What This Calculator Does
The EV Charging Cost per 100 Miles Calculator tells you how much electricity costs to drive your electric vehicle 100 miles. It is a universal tool — just enter your car's efficiency in miles per kWh and your electricity price in dollars (or any currency) per kWh. This makes it easy to compare EV running costs against a gasoline car or between home and public charging rates.
How to Use It
Enter two values: your efficiency (how many miles your EV travels per kWh — most EVs range from 2.5 to 4.5 mi/kWh) and your electricity price per kWh.

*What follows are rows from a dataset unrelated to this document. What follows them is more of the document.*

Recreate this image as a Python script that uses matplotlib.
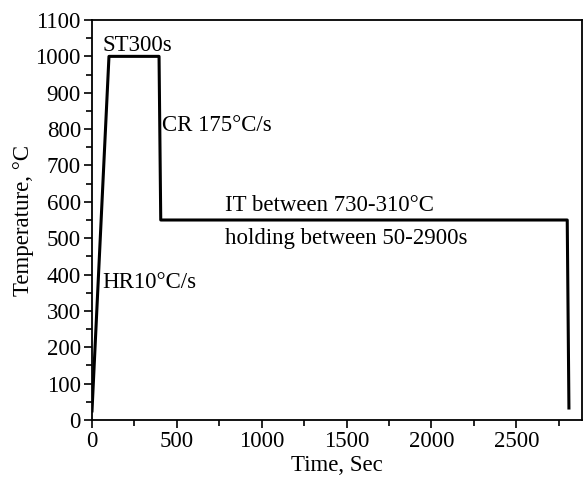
import numpy as np
import matplotlib.pyplot as plt
from matplotlib.ticker import MultipleLocator

plt.rcParams['font.family'] = ['Liberation Serif', 'DejaVu Serif']

# heat treatment cycle (time in s, temperature in °C)
time = [0, 100, 395, 405, 2800, 2810]
temp = [25, 1000, 1000, 550, 550, 33]

labels = ['ST300s', 'CR 175°C/s', 'IT between 730-310°C',
          'holding between 50-2900s', 'HR10°C/s']
label_x = [62, 415, 784, 784, 62]
label_y = [1030, 811, 589, 500, 377]

fs = 16.5

fig = plt.figure(figsize=(5.83, 4.84), dpi=100)
ax = fig.add_axes([92 / 583, 64 / 484, 490 / 583, 400 / 484])

ax.plot(time, temp, color='black', linewidth=2.2)

for t, x, y in zip(labels, label_x, label_y):
    ax.text(x, y, t, fontsize=fs, va='center', ha='left')

ax.set_xlim(0, 2887)
ax.set_ylim(0, 1100)
ax.xaxis.set_major_locator(MultipleLocator(500))
ax.xaxis.set_minor_locator(MultipleLocator(250))
ax.yaxis.set_major_locator(MultipleLocator(100))
ax.yaxis.set_minor_locator(MultipleLocator(50))
ax.tick_params(which='both', direction='out', width=1.2, labelsize=fs)
ax.tick_params(which='major', length=6, pad=2)
ax.tick_params(which='minor', length=4)
for s in ax.spines.values():
    s.set_linewidth(1.3)

ax.set_xlabel('Time, Sec', fontsize=fs, labelpad=2)
ax.set_ylabel('Temperature, °C', fontsize=fs, labelpad=1)

fig.savefig('out.png', dpi=100)
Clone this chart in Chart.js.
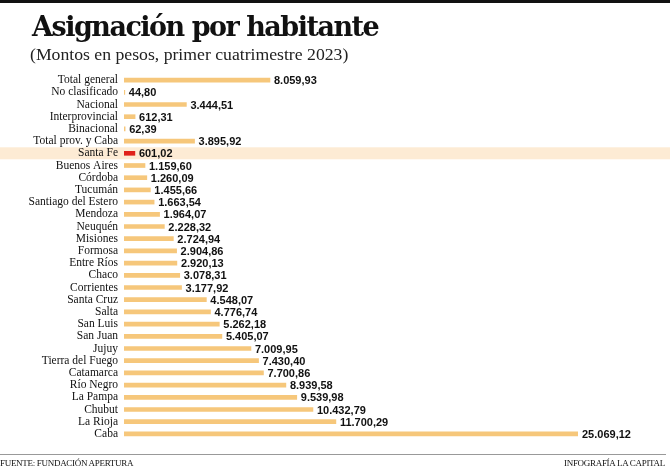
<!DOCTYPE html>
<html><head><meta charset="utf-8">
<script src="https://cdn.jsdelivr.net/npm/chart.js@4"></script>
<style>
html,body{margin:0;padding:0;background:#fff;}
#wrap{position:relative;width:670px;height:467px;overflow:hidden;}
#topbar{position:absolute;left:0;top:0;width:670px;height:3px;background:#111;}
#title{position:absolute;left:32px;top:11px;font:bold 27px 'DejaVu Serif',serif;color:#111;letter-spacing:-1.5px;white-space:nowrap;}
#sub{position:absolute;left:30px;top:44px;font:17.7px 'Liberation Serif',serif;color:#222;white-space:nowrap;letter-spacing:0px;}
#rule{position:absolute;left:0;top:454px;width:666px;height:1px;background:#999;}
#src{position:absolute;left:0;top:458px;font:9px 'Liberation Serif',serif;color:#111;white-space:nowrap;letter-spacing:-0.3px;}
#cred{position:absolute;right:5px;top:458px;font:9px 'Liberation Serif',serif;color:#111;white-space:nowrap;letter-spacing:-0.3px;}
canvas{position:absolute;left:0;top:0;}
</style></head>
<body><div id="wrap">
<canvas id="c" width="670" height="467"></canvas>
<div id="topbar"></div>
<div id="title">Asignación por habitante</div>
<div id="sub">(Montos en pesos, primer cuatrimestre 2023)</div>
<div id="rule"></div>
<div id="src">FUENTE: FUNDACIÓN APERTURA</div>
<div id="cred">INFOGRAFÍA LA CAPITAL</div>
</div>
<script>
const categories = ["Total general","No clasificado","Nacional","Interprovincial","Binacional","Total prov. y Caba","Santa Fe","Buenos Aires","Córdoba","Tucumán","Santiago del Estero","Mendoza","Neuquén","Misiones","Formosa","Entre Ríos","Chaco","Corrientes","Santa Cruz","Salta","San Luis","San Juan","Jujuy","Tierra del Fuego","Catamarca","Río Negro","La Pampa","Chubut","La Rioja","Caba"];
const values = [8059.93,44.80,3444.51,612.31,62.39,3895.92,601.02,1159.60,1260.09,1455.66,1663.54,1964.07,2228.32,2724.94,2904.86,2920.13,3078.31,3177.92,4548.07,4776.74,5262.18,5405.07,7009.95,7430.40,7700.86,8939.58,9539.98,10432.79,11700.29,25069.12];
const highlight = "Santa Fe";

const BAR = '#F6C77B', RED = '#E0211B', BAND = '#FDEBD4';

function fmt(v){
  const parts = v.toFixed(2).split('.');
  const int = parts[0].replace(/\B(?=(\d{3})+(?!\d))/g,'.');
  return int + ',' + parts[1];
}

const bandPlugin = {
  id:'band',
  beforeDraw(chart){
    const y = chart.scales.y;
    const i = categories.indexOf(highlight);
    const py = y.getPixelForValue(i);
    const ctx = chart.ctx;
    ctx.save();
    ctx.fillStyle = BAND;
    ctx.fillRect(0, py-6, chart.width, 12);
    ctx.restore();
  }
};
const labelPlugin = {
  id:'vals',
  afterDatasetsDraw(chart){
    const ctx = chart.ctx;
    const meta = chart.getDatasetMeta(0);
    ctx.save();
    ctx.font = "bold 11px 'Liberation Sans', sans-serif";
    ctx.fillStyle = '#111';
    ctx.textBaseline = 'middle';
    ctx.textAlign = 'left';
    meta.data.forEach((bar,i)=>{
      ctx.fillText(fmt(values[i]), bar.x+4, bar.y+1);
    });
    ctx.restore();
  }
};

new Chart(document.getElementById('c'), {
  type:'bar',
  data:{labels:categories, datasets:[{data:values, backgroundColor:categories.map(c=>c===highlight?RED:BAR), barThickness:4, borderWidth:0}]},
  options:{
    indexAxis:'y', responsive:false, animation:false,
    layout:{padding:{left:0,top:74,bottom:27,right:92}},
    plugins:{legend:{display:false},tooltip:{enabled:false}},
    scales:{
      x:{display:false,min:0,max:Math.max(...values)},
      y:{grid:{display:false,drawTicks:false},border:{display:false},
         afterFit(s){s.width=124;},
         ticks:{padding:6,color:'#111',font:{family:"'Liberation Serif', serif",size:11.5},autoSkip:false}}
    }
  },
  plugins:[bandPlugin,labelPlugin]
});
</script>
</body></html>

The calculator instantly returns the cost to drive 100 miles, the energy used, and the cost per single mile.
The Formula Explained
First we find how much energy is needed for 100 miles: divide 100 by your miles-per-kWh efficiency. Then multiply that energy by the price per kWh:
$$\text{Cost} = \left(\frac{100}{\text{mi-per-kWh}}\right) \times \text{price-per-kWh}$$
A lower efficiency means more energy used, so cost rises; a lower electricity price reduces cost proportionally.
Worked Example
Suppose your EV does 3.5 miles per kWh and you pay $0.15 per kWh. Energy for 100 miles = \(100 \div 3.5 = 28.57\) kWh. Cost:
$$28.57 \times 0.15 = \$4.29$$
per 100 miles, or about $0.043 per mile — far cheaper than most gasoline vehicles.
FAQ
What efficiency should I use? Check your car's display or trip computer. Typical real-world values are 2.5–4.5 mi/kWh depending on the model, speed, and weather.
Does this include charging losses? No. Real-world charging is roughly 85–90% efficient, so actual cost can be slightly higher. Use your wall-meter mi/kWh figure for the most accurate result.
Can I use km instead of miles? The result is labeled per 100 miles. If you enter efficiency as km/kWh, treat the answer as cost per 100 km.